Of course, scientific ideas have to be subject to sceptical enquiry and intelligent challenge, as do policy pronouncements derived on the back of science. The Great Barrington Declaration was a good example of this in the area of the response to COVID. The authors of this knew what they were talking about, and made some very valid points about the danger of factors other than COVID mortality being given insufficient weight in the political response to the pandemic. So, if you have well-grounded arguments like this to present then I am happy to hear them. I am obviously no expert on climate change, but I know a lot more about it than I did about epidemiology. However, based on what happened in our COVID conversations, I have no interest in debating climate change with you, since I think that it will be unproductive and unpleasant. I dare say that you think of yourself as an independent thinker, whilst I am one of the sheep hoodwinked by the conventional view. My view is that neither of us are independent thinkers.
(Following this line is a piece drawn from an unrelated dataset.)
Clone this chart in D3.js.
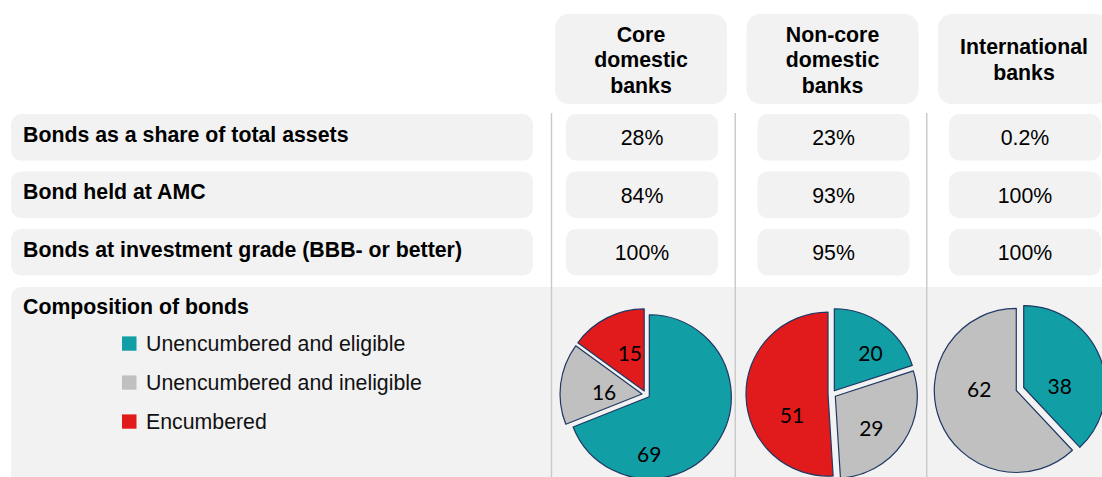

The difference is that I allow my view to be informed by the consensus of scientific opinion in areas where I am not expert, whereas you allow your views to be informed by a merry band of online contrarians. If you are going to dismiss whole fields of science out of hand then there is no useful basis on which we can have a discussion. The only outcome for me from trying is that I become angry and sad, and I don't want to waste my life on anger.
Best wishes,”
Congrats if you got this far. Award yourself a foil hat!
Now I'm not trying to single out Robert here – but it seems to me that he has expressed views that are commonly held by the credentialed classes. His eloquence has been a factor in a successful career (from which he is retired). He and I differed in our response to Covid where he adopted the mainstream view and I was sceptical. For example, I signed the Great Barrington Declaration but he dismissed it out of hand at the time.
I don't wish to bias your opinions by stating mine (although I have plenty!) as I'd love to hear your own take on this – as a member of the 'merry band of online contrarians' or otherwise.
I'm interested in how this plays out against our panocracy in which the positions held by the credentialed classes would be very different.
Your friend is not a critical thinker, obviously. He follows the opinions of whoever the msm tell him are the right people to listen to and then congratulates himself on not looking beyond. Quoting Wiki - oh dear, he is an innocent. I think the essence of his complacency is a failure to appreciate the depth and breadth of corruption in the world and the fact that many people have less than altruistic agendas. He is doubtless a decent person but he naively thinks everyone is like him.